Reports that the Prime Minister has directed ministries to form dedicated committees to renegotiate certain IMF conditions further reveal unease within the government itself. These efforts are aimed at persuading the Fund to soften or phase some of the harsh upfront measures that are widely seen as constraining growth—particularly in industry and agriculture. The IMF programme’s policy matrix remains heavily contractionary, combining tight monetary and fiscal policies with an insistence on full-cost recovery in utilities and the elimination of subsidies to both industry and the farm sector.

The rationale behind subsidy removal is familiar: past support mechanisms were poorly targeted, distortionary and ultimately left sectors uncompetitive and perpetually “infant.” Yet the abrupt withdrawal of support, coupled with record-high energy tariffs and borrowing costs, has imposed severe adjustment costs on productive sectors.
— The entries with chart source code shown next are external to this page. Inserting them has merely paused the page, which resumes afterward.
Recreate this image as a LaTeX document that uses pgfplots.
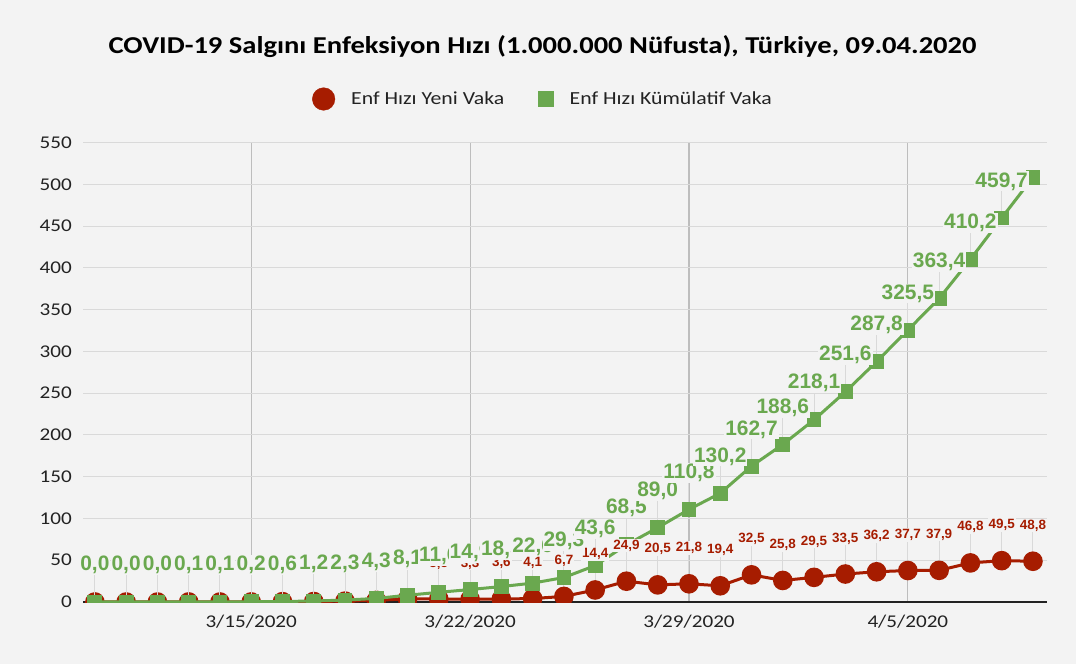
\documentclass[border=0pt]{standalone}
\usepackage{pgfplots}
\pgfplotsset{compat=1.18}
\usepackage{pgfplotstable}
\usepackage{fontspec}
\setmainfont{Carlito}[FakeStretch=1.18]
\newfontfamily\labfont{Liberation Sans}
\definecolor{bg}{HTML}{F3F3F3}
\definecolor{cred}{HTML}{A61C00}
\definecolor{cgreen}{HTML}{6AA84F}
\definecolor{gridc}{HTML}{D9D9D9}
\definecolor{vgrid}{HTML}{BDBDBD}
\definecolor{txt}{HTML}{222222}

\pgfplotstableread{
x y e lab
0 0.0 37 0,0
1 0.0 37 0,0
2 0.0 37 0,0
3 0.1 37 0,1
4 0.0 37 0,0
5 0.1 37 0,1
6 0.4 37 0,4
7 0.6 37 0,6
8 1.1 37 1,1
9 2.0 37 2,0
10 3.8 37 3,8
11 3.5 37 3,5
12 3.3 37 3,3
13 3.6 37 3,6
14 4.1 37 4,1
15 6.7 37 6,7
16 14.4 37 14,4
17 24.9 37 24,9
18 20.5 37 20,5
19 21.8 37 21,8
20 19.4 37 19,4
21 32.5 37 32,5
22 25.8 37 25,8
23 29.5 37 29,5
24 33.5 37 33,5
25 36.2 37 36,2
26 37.7 37 37,7
27 37.9 37 37,9
28 46.8 37 46,8
29 49.5 37 49,5
30 48.8 37 48,8
}\redtab

\pgfplotstableread{
x y e lab
0 0.0 37 0,0
1 0.0 37 0,0
2 0.0 37 0,0
3 0.1 37 0,1
4 0.1 37 0,1
5 0.2 37 0,2
6 0.6 37 0,6
7 1.2 37 1,2
8 2.3 37 2,3
9 4.3 37 4,3
10 8.1 37 8,1
11 11.6 37 11,6
12 14.9 37 14,9
13 18.5 37 18,5
14 22.6 37 22,6
15 29.3 37 29,3
16 43.6 37 43,6
17 68.5 37 68,5
18 89.0 37 89,0
19 110.8 37 110,8
20 130.2 37 130,2
21 162.7 37 162,7
22 188.6 37 188,6
23 218.1 37 218,1
24 251.6 37 251,6
25 287.8 37 287,8
26 325.5 37 325,5
27 363.4 37 363,4
28 410.2 37 410,2
29 459.7 37 459,7
30 508.5 0 {}
}\greentab

\pgfplotsset{
  samegeom/.style={
    at={(83bp,62bp)}, anchor=south west,
    scale only axis, width=964bp, height=459.4bp,
    xmin=-0.38, xmax=30.45, ymin=0, ymax=550},
}

\begin{document}
\begin{tikzpicture}
\useasboundingbox[fill=bg] (0,0) rectangle (1076bp,664bp);
\node[font=\bfseries\fontsize{24.3}{28}\selectfont, text=black] at (542.5bp,617bp) {COVID-19 Salgını Enfeksiyon Hızı (1.000.000 Nüfusta), Türkiye, 09.04.2020};
\begin{axis}[
  samegeom,
  xtick={5,12,19,26},
  xticklabels={3/15/2020,3/22/2020,3/29/2020,4/5/2020},
  ytick={0,50,...,550},
  xmajorgrids, ymajorgrids,
  x grid style={vgrid, line width=1.2bp},
  y grid style={gridc, line width=1bp},
  major tick length=0pt,
  axis x line*=bottom, axis y line*=left,
  x axis line style={txt, line width=1.3bp},
  y axis line style={draw=none},
  tick label style={font=\fontsize{18}{20}\selectfont, text=txt},
  /pgf/number format/assume math mode=true,
  yticklabel style={anchor=east, inner sep=0pt, xshift=-11bp},
  xticklabel style={anchor=north, inner sep=0pt, yshift=-13bp},
  clip marker paths=true,
  legend columns=2,
  legend style={at={(0.4761,1.0949)}, anchor=center, draw=none, fill=none,
    font=\fontsize{18.5}{20}\selectfont, text=txt,
    nodes={inner sep=0pt},
    /tikz/every odd column/.append style={column sep=16bp},
    /tikz/every even column/.append style={column sep=34bp}},
]
\addlegendimage{legend image code/.code={\fill[cred] (0bp,0bp) circle (11.3bp);}}
\addlegendentry{Enf Hızı Yeni Vaka}
\addlegendimage{legend image code/.code={\fill[cgreen] (-7.5bp,-7.5bp) rectangle (7.5bp,7.5bp);}}
\addlegendentry{Enf Hızı Kümülatif Vaka}

\addplot[forget plot, cred, line width=3bp, mark=*, mark size=8.3bp,
  mark options={fill=cred, draw=none},
  error bars/.cd, y dir=plus, y explicit, error mark=none,
  error bar style={line width=1bp, draw=gridc, solid}]
  table[x=x, y=y, y error=e]{\redtab};

\addplot[forget plot, cgreen, line width=3bp, mark=square*, mark size=5.9bp,
  mark options={fill=cgreen, draw=none},
  error bars/.cd, y dir=plus, y explicit, error mark=none,
  error bar style={line width=1bp, draw=gridc, solid}]
  table[x=x, y=y, y error=e]{\greentab};
\end{axis}

\begin{axis}[samegeom, hide axis, clip=false]
\addplot[draw=none, mark=none,
  nodes near coords, point meta=explicit symbolic,
  every node near coord/.append style={font=\labfont\bfseries\fontsize{13.5}{15}\selectfont, text=cred, anchor=base, yshift=32bp, inner sep=1bp, fill=bg}]
  table[x=x, y=y, meta=lab]{\redtab};
\addplot[draw=none, mark=none,
  nodes near coords, point meta=explicit symbolic,
  every node near coord/.append style={font=\labfont\bfseries\fontsize{21}{24}\selectfont, text=cgreen, anchor=base, yshift=31bp, inner sep=1bp, fill=bg}]
  table[x=x, y=y, meta=lab]{\greentab};
\end{axis}
\end{tikzpicture}
\end{document}
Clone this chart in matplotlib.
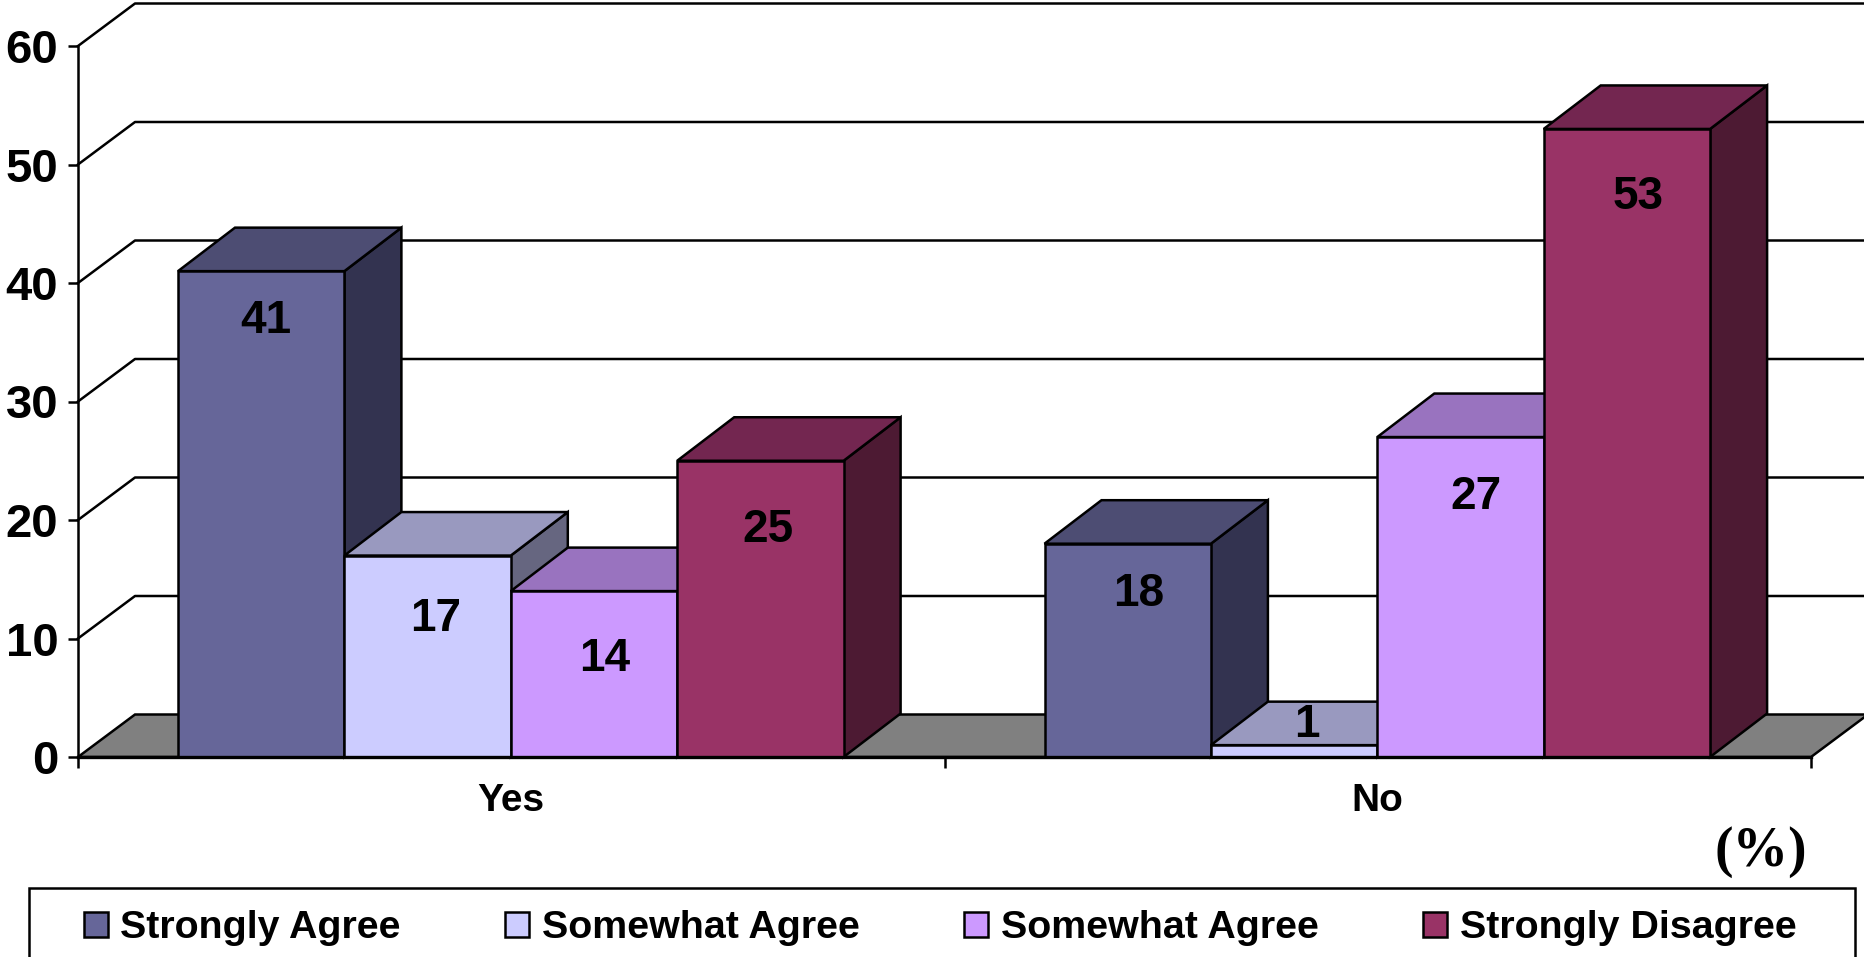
import matplotlib
matplotlib.use("Agg")
import matplotlib.pyplot as plt
from matplotlib.patches import Polygon, Rectangle

# valores
categorias = ["Yes", "No"]
series = ["Strongly Agree", "Somewhat Agree", "Somewhat Agree", "Strongly Disagree"]
valores = [[41, 18], [17, 1], [14, 27], [25, 53]]
yticks = [0, 10, 20, 30, 40, 50, 60]

cor_frente = ["#666699", "#CCCCFF", "#CC99FF", "#993366"]
cor_topo = ["#4D4D73", "#9999BF", "#9973BF", "#732650"]
cor_lado = ["#333350", "#666680", "#664D80", "#4D1A33"]

# deslocamento de cada rotulo em relacao ao centro do topo da barra (pixels)
rotulo_dx = [[5, 11], [8, 13], [11, 15], [8, 11]]
rotulo_dy = [[-50, -50], [-63, 20], [-68, -60], [-69, -68]]

L, R, T, B = 78, 1811, 46, 757
LW = 1.8

plt.rcParams['font.family'] = ['Liberation Sans', 'DejaVu Sans']
plt.rcParams['font.weight'] = 'bold'

fig = plt.figure(figsize=(18.64, 9.57), dpi=100)
ax = fig.add_axes([L / 1864, 1 - B / 957, (R - L) / 1864, (B - T) / 957])
ax.set_xlim(0, 2)
ax.set_ylim(0, 60)

# pixels -> unidades dos dados
px = 2 / (R - L)
py = 60 / (B - T)
fundo_x = 57 * px
fundo_y = 42.5 * py
prof_x = 57 * px
prof_y = 43.5 * py

# chao
ax.add_patch(Polygon([(0, 0), (fundo_x, fundo_y), (2 + fundo_x, fundo_y), (2, 0)],
                     closed=True, facecolor="#808080", edgecolor="black", lw=LW,
                     clip_on=False, zorder=1))

# linhas de grade com a parede
for v in yticks[1:]:
    ax.plot([0, fundo_x, 2 + fundo_x], [v, v + fundo_y, v + fundo_y],
            color="black", lw=LW, clip_on=False, zorder=1)

larg = 166.4 * px
margem = 100 * px
z = 2
for c in range(len(categorias)):
    for s in range(len(series)):
        x0 = c + margem + s * larg
        x1 = x0 + larg
        v = valores[s][c]
        # lado e topo primeiro, depois a frente
        ax.add_patch(Polygon([(x1, 0), (x1 + prof_x, prof_y), (x1 + prof_x, v + prof_y), (x1, v)],
                             closed=True, facecolor=cor_lado[s], edgecolor="black", lw=LW,
                             clip_on=False, zorder=z))
        ax.add_patch(Polygon([(x0, v), (x0 + prof_x, v + prof_y), (x1 + prof_x, v + prof_y), (x1, v)],
                             closed=True, facecolor=cor_topo[s], edgecolor="black", lw=LW,
                             clip_on=False, zorder=z))
        ax.bar(x0, v, width=larg, align='edge', color=cor_frente[s], edgecolor="black",
               lw=LW, zorder=z + 0.5, clip_on=False)
        z += 1

for c in range(len(categorias)):
    for s in range(len(series)):
        xc = c + margem + (s + 0.5) * larg
        ax.annotate(str(valores[s][c]), (xc, valores[s][c]),
                    xytext=(rotulo_dx[s][c] * 0.72, rotulo_dy[s][c] * 0.72),
                    textcoords='offset points', ha='center', va='center',
                    fontsize=33, fontweight='bold', color='black', zorder=100)

# eixos
for lado in ['top', 'right']:
    ax.spines[lado].set_visible(False)
ax.spines['left'].set_linewidth(LW)
ax.spines['bottom'].set_linewidth(2.4)
ax.spines['left'].set_zorder(50)
ax.spines['bottom'].set_zorder(50)
ax.patch.set_visible(False)

ax.set_yticks(yticks)
ax.tick_params(axis='y', length=7.2, width=LW, pad=7, labelsize=34)
ax.set_xticks([0, 1, 2])
ax.set_xticklabels([])
ax.set_xticks([0.5, 1.5], minor=True)
ax.set_xticklabels(categorias, minor=True, fontsize=28, fontweight='bold')
ax.tick_params(axis='x', which='major', length=8, width=LW)
ax.tick_params(axis='x', which='minor', length=0, pad=19)

fig.text(1761 / 1864, 1 - 852 / 957, "(%)", family=['Liberation Serif', 'DejaVu Serif'],
         fontsize=40, fontweight='bold', ha='center', va='center')

# legenda
fig.add_artist(Rectangle((29 / 1864, 1 - 980 / 957), (1855 - 29) / 1864, (980 - 888) / 957,
                         transform=fig.transFigure, facecolor='white', edgecolor='black',
                         lw=LW, zorder=0))
handles = [Rectangle((0, 0), 1, 1, facecolor=cor_frente[i], edgecolor='black', lw=LW)
           for i in range(len(series))]
fs = 28.4
em = fs / 0.72
fig.legend(handles, series, loc='center left', bbox_to_anchor=(83.5 / 1864, 1 - 928.5 / 957),
           ncol=4, frameon=False, fontsize=fs, borderpad=0, borderaxespad=0,
           handlelength=24 / em, handleheight=23 / em, handletextpad=13 / em,
           columnspacing=104 / em)

fig.savefig("out.png", dpi=100)
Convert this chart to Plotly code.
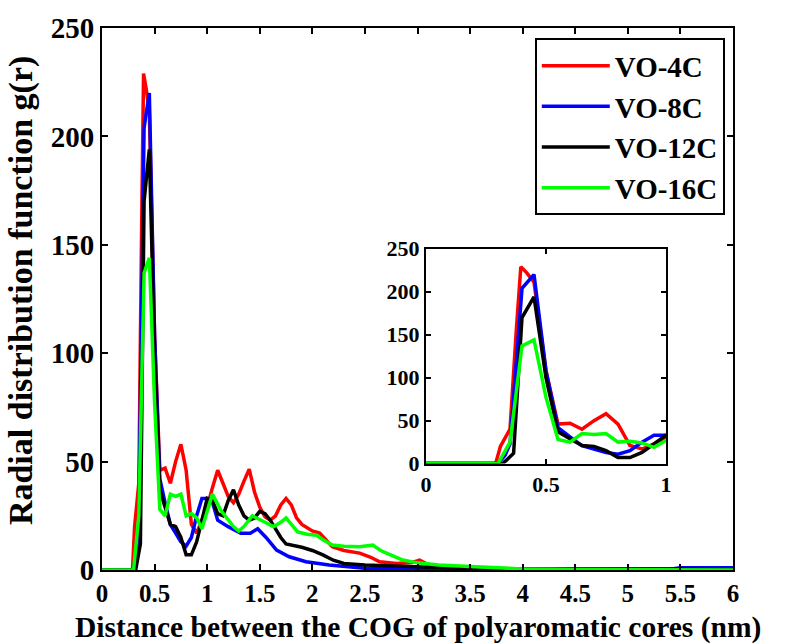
import plotly.graph_objects as go

# ---------------- data ----------------
series_names = ["VO-4C", "VO-8C", "VO-12C", "VO-16C"]
series_colors = ["#ff0000", "#0000ff", "#000000", "#00ff00"]

red_x = [0, 0.29, 0.31, 0.33, 0.35, 0.375, 0.395, 0.42, 0.45, 0.5, 0.55, 0.6, 0.65, 0.7, 0.75, 0.8, 0.85, 0.9, 0.95, 1.0,
         1.05, 1.1, 1.15, 1.2, 1.25, 1.3, 1.35, 1.4, 1.45, 1.5, 1.55, 1.6, 1.65, 1.7, 1.75, 1.8, 1.85, 1.9, 2.0, 2.07,
         2.19, 2.3, 2.45, 2.55, 2.64, 2.8, 2.95, 3.02, 3.1, 3.3, 3.6, 4.0, 6.0]
red_y = [0, 0, 20, 30, 40, 150, 229, 222, 211, 108, 46, 47, 40, 50, 58, 46, 21, 17, 23, 29,
         38, 46, 40, 34, 31, 35, 41, 46.5, 36, 29, 24.5, 23, 25, 30, 33, 30, 24, 21, 18, 17,
         10.7, 9, 7.8, 6, 3.8, 3, 3.5, 4.5, 2.5, 1.2, 0.5, 0.2, 0]

blue_x = [0, 0.3, 0.33, 0.35, 0.4, 0.45, 0.5, 0.55, 0.6, 0.65, 0.7, 0.75, 0.8, 0.85, 0.9, 0.95, 1.0, 1.04,
          1.1, 1.2, 1.32, 1.41, 1.48, 1.56, 1.66, 1.78, 1.94, 2.16, 2.5, 3.0, 5.4, 5.5, 6.0]
blue_y = [0, 0, 10, 23, 204, 220, 108, 42, 31, 21, 17, 13, 11, 15, 25, 33, 33, 33,
          23, 20, 17, 17, 19, 15, 9.2, 6.1, 3.8, 2.3, 0.8, 0.3, 0.3, 1, 1]

black_x = [0, 0.32, 0.35, 0.365, 0.4, 0.45, 0.5, 0.55, 0.6, 0.65, 0.7, 0.75, 0.8, 0.85, 0.9, 0.95, 1.0, 1.05,
           1.1, 1.15, 1.2, 1.25, 1.3, 1.35, 1.4, 1.45, 1.5, 1.55, 1.6, 1.65, 1.7, 1.75, 1.8, 1.9, 2.0, 2.1,
           2.2, 2.3, 2.5, 2.7, 2.9, 3.2, 3.6, 4.0, 4.4, 5.5, 6.0]
black_y = [0, 0, 8, 12, 170, 194, 100, 37, 29, 21, 20, 15, 7, 7, 13, 23, 33, 32,
           26, 25, 32, 37, 30, 25, 23, 24, 27, 26, 23, 19, 15, 12, 11.5, 10.5, 9, 7,
           4.5, 3, 2.3, 2, 1.5, 1, 0.5, 0.3, 0.5, 0.5, 0]

green_x = [0, 0.3, 0.35, 0.4, 0.45, 0.5, 0.55, 0.6, 0.65, 0.7, 0.75, 0.8, 0.85, 0.9, 0.95, 1.0, 1.05,
           1.13, 1.2, 1.25, 1.3, 1.35, 1.43, 1.5, 1.55, 1.63, 1.7, 1.75, 1.8, 1.86, 1.95, 2.04, 2.1, 2.19,
           2.3, 2.45, 2.575, 2.65, 2.71, 2.86, 3.0, 3.08, 3.2, 3.4, 3.6, 3.78, 4.0, 4.5, 6.0]
green_y = [0, 0, 25, 137, 144, 77, 28, 25, 35, 34, 35, 25, 26, 24, 19, 27, 35,
           27.5, 23, 20, 18, 20, 25, 23, 22, 20, 22, 24, 21, 17.6, 16.5, 16, 14, 11.5,
           11, 10.7, 11.5, 9, 7.7, 4.6, 3.3, 2.8, 2.3, 1.8, 1.3, 1, 0.5, 0.2, 0]

all_x = [red_x, blue_x, black_x, green_x]
all_y = [red_y, blue_y, black_y, green_y]

main_xticks = [0, 0.5, 1, 1.5, 2, 2.5, 3, 3.5, 4, 4.5, 5, 5.5, 6]
main_xticklabels = ["0", "0.5", "1", "1.5", "2", "2.5", "3", "3.5", "4", "4.5", "5", "5.5", "6"]
main_yticks = [0, 50, 100, 150, 200, 250]
inset_xticks = [0, 0.5, 1]
inset_xticklabels = ["0", "0.5", "1"]
inset_yticks = [0, 50, 100, 150, 200, 250]

x_title = "Distance between the COG of polyaromatic cores (nm)"
y_title = "Radial distribution function g(r)"

# ---------------- figure ----------------
FONT = "Liberation Serif"
fig = go.Figure()

for name, color, xs, ys in zip(series_names, series_colors, all_x, all_y):
    fig.add_trace(go.Scatter(x=xs, y=ys, mode="lines", name=name,
                             line=dict(color=color, width=3.5),
                             xaxis="x", yaxis="y"))
for name, color, xs, ys in zip(series_names, series_colors, all_x, all_y):
    fig.add_trace(go.Scatter(x=xs, y=ys, mode="lines", name=name, showlegend=False,
                             line=dict(color=color, width=3.5),
                             xaxis="x2", yaxis="y2", cliponaxis=True))

axis_common = dict(showgrid=False, zeroline=False, showline=True, linecolor="black",
                   linewidth=2, mirror="ticks", ticks="inside", tickcolor="black",
                   tickwidth=1.5)

fig.update_layout(
    width=809, height=644,
    margin=dict(l=102, r=76, t=25, b=74),
    paper_bgcolor="white", plot_bgcolor="white",
    font=dict(family=FONT, color="black"),
    xaxis=dict(domain=[0, 1], range=[0, 6], tickvals=main_xticks, ticktext=main_xticklabels,
               ticklen=6, tickfont=dict(family=FONT, size=25, color="black", weight="bold"),
               **axis_common),
    yaxis=dict(domain=[0, 1], range=[0, 250], tickvals=main_yticks,
               ticklen=6, tickfont=dict(family=FONT, size=29, color="black", weight="bold"),
               **axis_common),
    xaxis2=dict(domain=[0.5135, 0.8938], anchor="y2", range=[0, 1], tickvals=inset_xticks,
                ticktext=inset_xticklabels, ticklen=5,
                tickfont=dict(family=FONT, size=22, color="black", weight="bold"), **axis_common),
    yaxis2=dict(domain=[0.1963, 0.5927], anchor="x2", range=[0, 250], tickvals=inset_yticks,
                ticklen=5, tickfont=dict(family=FONT, size=22, color="black", weight="bold"),
                **axis_common),
    legend=dict(x=0.987, xanchor="right", y=0.981, yanchor="top",
                bgcolor="white", bordercolor="black", borderwidth=2, itemwidth=68,
                font=dict(family=FONT, size=29, color="black", weight="bold"), tracegroupgap=0),
    showlegend=True,
)

fig.add_annotation(text="<b>" + x_title + "</b>", xref="paper", yref="paper",
                   x=0.5, y=-0.1055, xanchor="center", yanchor="middle", showarrow=False,
                   font=dict(family=FONT, size=29.5, color="black"))
fig.add_annotation(text="<b>" + y_title + "</b>", xref="paper", yref="paper",
                   x=-0.128, y=0.515, xanchor="center", yanchor="middle", showarrow=False,
                   textangle=-90, font=dict(family=FONT, size=34, color="black"))

fig.write_html("out.html")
This has fuelled the perception within the executive that IMF-mandated rigidity is anti-growth, even if it delivers short-term fiscal discipline.

Despite these tensions, it is unlikely that the IMF will fundamentally alter its current policy stance. However, some room for manoeuvre does exist. Pakistan’s economic managers could strengthen their negotiating position by demonstrating seriousness on politically difficult but economically necessary reforms. These include cutting current expenditure meaningfully—potentially by persuading powerful and influential sectors to voluntarily forgo at least 10 percent of their budgeted allocations—implementing long-delayed pension reforms instead of deferring them yet again, and tightening public procurement laws.

The latter is particularly important. The IMF’s Corruption and Governance Diagnostic report, uploaded on November 20 as a prior condition for the second tranche release, identifies procurement as a major source of corruption and fiscal leakage. Addressing this area credibly would not only save resources but also enhance the legitimacy of reform efforts in the eyes of both the IMF and the public.

Ultimately, the credibility gap between official optimism and lived economic reality must be closed. This requires more than upbeat press conferences or selective data points. The government needs to present transparent, reliable statistics that align with the quality of life experienced by ordinary citizens. It must also acknowledge the flawed policy choices of the past that underpin today’s structural problems—most notably the extraordinarily high utility tariffs driven by poorly negotiated contracts with independent power producers and long-term gas supply deals.

Overstating development spending while quietly slashing it when fiscal pressures mount, as happened in the first quarter of the current year, further erodes trust. Stability built on creative accounting and deferred reforms is inherently unstable. If Pakistan is to move from repeated stabilisation cycles to genuine resilience, honesty about constraints, consistency in reforms and credibility in data must replace declarations of having already arrived.